I still have this book. It's here beside me, full of extraordinary information for such an early time. I've never lost my affection for women with tense, meaty shoulders who face the world defensively, because of Martha's explanation.

(Gay Liberation Front, NYC, circa 1969)

According to one online biography for Martha Shelley it reads ''Lesbians' marginalized position within the New York Gay Liberation Front had led Shelley, Rita Mae Brown and others to form a lesbian caucus, "GLF Women". Women from the GLF caucus, together with lesbians, form the women's liberation movement, then formed the "Lavender Menace" in 1970.

'This group is most famous for producing the first lesbian feminist manifesto, "The Woman-identified Woman", and for their "zap" of the Second Congress to Unite Women, held in New York (1970). The zap, in which "Lavender Menace" members disrupted the proceedings of the Congress, called for the women's movement to face its own homophobia and support lesbian rights.

'The pretext for this action was the National Organization for Women's recent purge of lesbian office holders, according the view that the presence of lesbians in the women's movement undermined its credibility and that the lesbian issues were a distraction from the legitimate concerns of feminists and feminism.

'In 1971, under increasing pressure from within and outside the women's and lesbian movements, the National Organization for Women included lesbian rights in its charter.

'Martha Shelley's influential writings in the late 1960s and early 1970s include "Notes of a Radical Lesbian", "Gay is Good", and "Lesbianism in the Women's Liberation Movement".'

Shelley also wrote Haggadah: A Celebration of Freedom (Aunt Lute Books, 1997). Her poems continued to appear in women's journals throughout the 70s and 80s, at least, a jewel every time I ran across one.

Her above-mentioned essay "Gay is Good" (from 1970) can be read online here, p. 391.

Her essay "Notes of a Radical Lesbian" can be read online in this compilation, p. 498. However, it appears in its original form as available Stepin Fetchit Woman in Come Out: A Liberation Forum for the Gay Community, p. 7. Come Out!, published 14 November 1969, was the first publication of the (post-Stonewall) Gay Liberation Movement. On page 6 of the same issue is this poem by Martha (along with others' poems):

(Come Out!, page 6 -- click on image to enlarge)

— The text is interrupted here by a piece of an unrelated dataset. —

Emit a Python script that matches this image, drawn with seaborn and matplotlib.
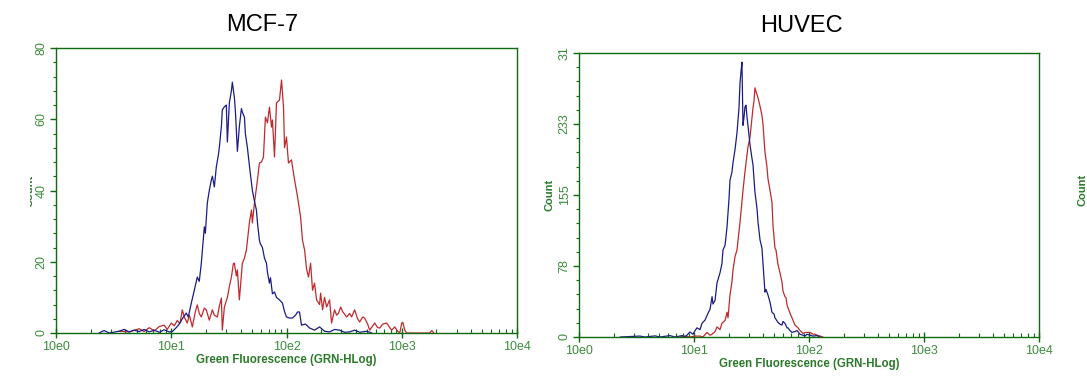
import numpy as np
import matplotlib
matplotlib.use("Agg")
import matplotlib.pyplot as plt
from matplotlib.ticker import FixedLocator, MultipleLocator, NullFormatter, LogLocator
from matplotlib.patches import Rectangle
import seaborn as sns

# flow histograms, x = log10 of green fluorescence, y = count
mcf7_blue_log = [0.374, 0.417, 0.461, 0.548, 0.591, 0.635, 0.678, 0.722, 0.765, 0.809, 0.852, 0.896,
                 0.939, 0.983, 1.009, 1.043, 1.070, 1.096, 1.130, 1.148, 1.174, 1.200, 1.226, 1.243,
                 1.261, 1.287, 1.296, 1.313, 1.330, 1.348, 1.357, 1.374, 1.391, 1.409, 1.417, 1.435,
                 1.443, 1.461, 1.478, 1.487, 1.504, 1.522, 1.530, 1.548, 1.557, 1.574, 1.591, 1.609,
                 1.617, 1.635, 1.643, 1.661, 1.678, 1.704, 1.722, 1.739, 1.748, 1.765, 1.774, 1.791,
                 1.809, 1.826, 1.835, 1.852, 1.861, 1.878, 1.896, 1.913, 1.939, 1.965, 1.983, 2.000,
                 2.026, 2.052, 2.078, 2.096, 2.113, 2.130, 2.165, 2.200, 2.243, 2.287, 2.330, 2.374,
                 2.417, 2.461, 2.504, 2.548, 2.591, 2.635, 2.696, 2.739]
mcf7_blue_count = [0, 0.7, 0, 0.5, 1.0, 0.3, 0.8, 0.4, 1.0, 0.3, 0.8, 0.2,
                   0.9, 0.3, 0.4, 1.5, 2.5, 4.0, 5.6, 4.5, 8.4, 12.0, 15.7, 14.5,
                   19.6, 29.8, 28.0, 36.5, 40.0, 43.0, 44.0, 41.0, 46.6, 50.0, 52.0, 58.0,
                   62.6, 63.5, 64.0, 53.6, 64.6, 68.0, 70.4, 66.0, 62.0, 51.0, 58.0, 63.0,
                   62.0, 60.6, 56.0, 52.0, 47.0, 40.0, 37.0, 34.5, 31.0, 26.0, 25.0, 24.0,
                   21.0, 19.6, 17.0, 14.0, 15.5, 11.0, 11.5, 10.0, 9.3, 8.4, 6.0, 4.5,
                   4.2, 4.2, 5.0, 5.9, 5.9, 2.2, 2.5, 1.4, 0.8, 1.7, 0.5, 0.3,
                   1.0, 0.8, 0.2, 0.3, 0.8, 0.2, 0.5, 0]

mcf7_red_log = [0.548, 0.635, 0.722, 0.765, 0.809, 0.852, 0.896, 0.939, 0.965, 1.000, 1.026, 1.052,
                1.070, 1.078, 1.096, 1.113, 1.139, 1.157, 1.183, 1.209, 1.226, 1.243, 1.261, 1.287,
                1.304, 1.330, 1.357, 1.374, 1.400, 1.417, 1.435, 1.443, 1.461, 1.487, 1.504, 1.522,
                1.539, 1.548, 1.565, 1.574, 1.591, 1.617, 1.635, 1.652, 1.678, 1.696, 1.704, 1.722,
                1.748, 1.765, 1.783, 1.800, 1.817, 1.835, 1.852, 1.870, 1.878, 1.896, 1.913, 1.939,
                1.957, 1.974, 1.983, 2.000, 2.017, 2.043, 2.070, 2.096, 2.122, 2.139, 2.157, 2.174,
                2.191, 2.209, 2.226, 2.243, 2.261, 2.287, 2.296, 2.313, 2.330, 2.348, 2.374, 2.391,
                2.417, 2.435, 2.452, 2.470, 2.487, 2.522, 2.548, 2.565, 2.591, 2.617, 2.635, 2.661,
                2.678, 2.704, 2.722, 2.748, 2.765, 2.791, 2.809, 2.835, 2.870, 2.896, 2.913, 2.939,
                2.965, 2.983, 3.000, 3.009, 3.026, 3.043, 3.243, 3.261, 3.278]
mcf7_red_count = [0.5, 0.3, 1.2, 0.4, 1.5, 0.6, 1.8, 2.2, 1.0, 2.8, 2.0, 3.5,
                  2.8, 3.0, 6.5, 4.5, 2.8, 5.0, 1.7, 6.0, 7.9, 5.5, 4.5, 7.0,
                  6.5, 3.6, 6.5, 5.0, 4.5, 7.5, 9.8, 0.8, 7.3, 10.0, 13.0, 15.7,
                  19.5, 19.6, 16.0, 17.7, 9.3, 19.6, 21.0, 23.3, 30.9, 34.5, 30.9, 36.5,
                  43.0, 47.7, 48.0, 49.4, 60.6, 59.0, 63.4, 57.8, 59.8, 49.4, 64.6, 65.4,
                  71.0, 63.4, 52.0, 55.0, 47.7, 48.6, 43.0, 38.2, 32.6, 26.0, 23.3, 18.0,
                  15.7, 19.6, 12.0, 14.0, 9.3, 8.0, 11.2, 6.5, 10.0, 7.3, 9.3, 2.8,
                  6.5, 5.0, 5.6, 7.3, 6.0, 4.5, 5.5, 4.5, 6.5, 4.0, 3.1, 4.5,
                  4.2, 2.5, 0.8, 2.0, 2.8, 1.5, 1.4, 2.5, 2.8, 1.5, 0.8, 1.7,
                  0.5, 0, 2.8, 3.0, 0.8, 0, 0, 0.7, 0]

huvec_blue_log = [0.357, 0.530, 0.574, 0.661, 0.704, 0.791, 0.835, 0.896, 0.922, 0.939, 0.965, 0.991,
                  1.009, 1.026, 1.052, 1.070, 1.096, 1.122, 1.139, 1.157, 1.165, 1.183, 1.200, 1.226,
                  1.243, 1.252, 1.270, 1.287, 1.304, 1.313, 1.330, 1.339, 1.357, 1.374, 1.391, 1.400,
                  1.409, 1.417, 1.426, 1.435, 1.443, 1.452, 1.461, 1.470, 1.487, 1.504, 1.513, 1.530,
                  1.548, 1.557, 1.574, 1.591, 1.600, 1.617, 1.626, 1.643, 1.661, 1.678, 1.696, 1.704,
                  1.730, 1.748, 1.765, 1.774, 1.791, 1.809, 1.817, 1.835, 1.852, 1.878, 1.896, 1.922,
                  1.948, 1.965, 1.983, 2.009, 2.035, 2.070, 2.096]
huvec_blue_count = [0, 1.0, 0, 1.2, 0, 1.5, 0, 1.5, 0.5, 2, 5.5, 3,
                    7, 10, 8, 15, 18.5, 26, 30, 44, 36, 40, 59, 70,
                    80, 95, 100, 120, 150, 171, 180, 190, 205, 223, 250, 277,
                    290, 300, 231, 240, 251, 253, 240, 230, 210, 195, 188, 158,
                    140, 125, 106, 97, 80, 49, 52, 46, 38, 27, 25, 21,
                    16, 14, 13, 17, 15, 10, 10, 7, 5, 6, 7, 3,
                    2, 1, 3, 2, 1, 1.5, 0]

huvec_red_log = [0.878, 0.904, 0.965, 1.009, 1.052, 1.078, 1.113, 1.139, 1.157, 1.183, 1.200, 1.226,
                 1.243, 1.270, 1.287, 1.296, 1.313, 1.330, 1.339, 1.357, 1.374, 1.400, 1.426, 1.443,
                 1.461, 1.470, 1.487, 1.504, 1.513, 1.522, 1.530, 1.539, 1.557, 1.574, 1.591, 1.600,
                 1.617, 1.635, 1.643, 1.661, 1.678, 1.687, 1.704, 1.713, 1.730, 1.748, 1.765, 1.774,
                 1.791, 1.800, 1.809, 1.817, 1.835, 1.852, 1.878, 1.904, 1.922, 1.948, 1.965, 1.983,
                 2.009, 2.035, 2.052, 2.070, 2.096, 2.122]
huvec_red_count = [0, 1, 0, 1, 1, 0, 5, 2, 3, 6, 11, 8,
                   15, 18, 27, 21, 46, 60, 73, 88, 95, 125, 160, 180,
                   199, 208, 218, 239, 250, 258, 272, 268, 261, 252, 242, 232,
                   202, 185, 173, 160, 147, 122, 97, 95, 79, 70, 60, 50,
                   44, 43, 35, 32, 26, 21, 13, 10, 7, 4, 5, 5,
                   5, 3, 3, 2, 1, 0]

titles = ["MCF-7", "HUVEC"]
x_ticks = [1, 10, 100, 1000, 10000]
x_tick_labels = ["10e0", "10e1", "10e2", "10e3", "10e4"]
mcf7_yticks = [0, 20, 40, 60, 80]
mcf7_ylabels = ["0", "20", "40", "60", "80"]
huvec_yticks = [0, 77.5, 155, 232.5, 310]
huvec_ylabels = ["0", "78", "155", "233", "31"]

blue = "#1c1c84"
red = "#bf2a2e"
spine_green = "#0f6a0f"
tick_green = "#3c8c3c"
label_green = "#2a7a2a"

sns.set_style("white")
plt.rcParams['font.family'] = ['Liberation Sans', 'DejaVu Sans']

W, H = 1087, 384
fig = plt.figure(figsize=(W / 100, H / 100), dpi=100)
ax1 = fig.add_axes([56 / W, 51 / H, 461 / W, 285 / H])
ax2 = fig.add_axes([579 / W, 47 / H, 460 / W, 284 / H])


def style(ax, yticks, ylabels, yminor):
    ax.set_xscale("log")
    ax.set_xlim(1, 10000)
    ax.set_ylim(0, yticks[-1])
    ax.xaxis.set_major_locator(FixedLocator(x_ticks))
    ax.set_xticklabels(x_tick_labels)
    ax.xaxis.set_minor_locator(LogLocator(base=10, subs=range(2, 10)))
    ax.xaxis.set_minor_formatter(NullFormatter())
    ax.yaxis.set_major_locator(FixedLocator(yticks))
    ax.set_yticklabels(ylabels)
    ax.yaxis.set_minor_locator(MultipleLocator(yminor))
    for s in ax.spines.values():
        s.set_color(spine_green)
        s.set_linewidth(1.0)
    ax.tick_params(axis="x", which="both", bottom=True, top=False)
    ax.tick_params(axis="y", which="both", left=True, right=False)
    ax.tick_params(axis="x", which="major", direction="inout", length=7, width=1,
                   color=spine_green, labelcolor=tick_green, labelsize=9, pad=2)
    ax.tick_params(axis="x", which="minor", direction="in", length=3, width=0.8,
                   color=spine_green)
    ax.tick_params(axis="y", which="major", direction="out", length=4, width=1,
                   color=spine_green, labelcolor=tick_green, labelsize=9,
                   labelrotation=90, pad=2)
    ax.tick_params(axis="y", which="minor", direction="out", length=2.5, width=0.8,
                   color=spine_green)
    for lab in ax.get_yticklabels():
        lab.set_va("center")
    ax.set_xlabel("Green Fluorescence (GRN-HLog)", color=label_green,
                  fontweight="bold", fontsize=8.3)
    ax.xaxis.set_label_coords(0.5, -0.075)
    ax.set_ylabel("Count", color=label_green, fontweight="bold", fontsize=8)


sns.lineplot(x=10 ** np.array(mcf7_red_log), y=mcf7_red_count, color=red,
             linewidth=0.9, estimator=None, sort=False, ax=ax1)
sns.lineplot(x=10 ** np.array(mcf7_blue_log), y=mcf7_blue_count, color=blue,
             linewidth=0.9, estimator=None, sort=False, ax=ax1)
sns.lineplot(x=10 ** np.array(huvec_red_log), y=huvec_red_count, color=red,
             linewidth=0.9, estimator=None, sort=False, ax=ax2)
sns.lineplot(x=10 ** np.array(huvec_blue_log), y=huvec_blue_count, color=blue,
             linewidth=0.9, estimator=None, sort=False, ax=ax2)

style(ax1, mcf7_yticks, mcf7_ylabels, 4)
style(ax2, huvec_yticks, huvec_ylabels, 15.5)
ax1.yaxis.set_label_coords(-0.046, 0.5)
ax2.yaxis.set_label_coords(-0.054, 0.5)

fig.text(262 / W, 1 - 25 / H, titles[0], ha="center", va="center", fontsize=17, color="black")
fig.text(801 / W, 1 - 26 / H, titles[1], ha="center", va="center", fontsize=17, color="black")

# cut-off label of the next panel at the right edge
fig.text(1083 / W, 1 - 190 / H, "Count", rotation=90, ha="center", va="center",
         color=label_green, fontweight="bold", fontsize=8)

# the first panel's axis label is mostly hidden in the original
fig.patches.append(Rectangle((0, 0), 30 / W, 1, transform=fig.transFigure,
                             facecolor="white", edgecolor="none", zorder=10))

fig.savefig("out.png", dpi=100, facecolor="white")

The introduction to the volume which reprinted "Notes of a Radical Lesbian" states: "Lesbian feminism is the most influential perspective among lesbians in the seventies. It encouraged the development of a separate women's culture and institutions such as coffee houses, bookstores, restaurants, and even automobile repair shops. Martha Shelley was one of the earliest, if not the earliest exponent of the lesbian feminist perspective. She had been a member of the lesbian organization Daughters of Bilitis in the early sixties, and after the Stonewall riots in 1969, Shelley became one of the founders of the Gay Liberation Front, the first gay radical organization to grow out of the political unrest of the sixties. Lesbian feminism also articulated a new approach to sexuality that Shelley touches on in this essay."

One often-appearing quote by Shelley (from "Gay is Good") states We are women and men who, from the time of our earliest memories, have been in revolt against the sex-role structure and nuclear family structure." Another quote, from "Notes of a Radical Lesbian", declares "I have met many feminists who were not Lesbians but I have never met a Lesbian who was not a feminist." Ah, Martha -- that was then, this is now, eh?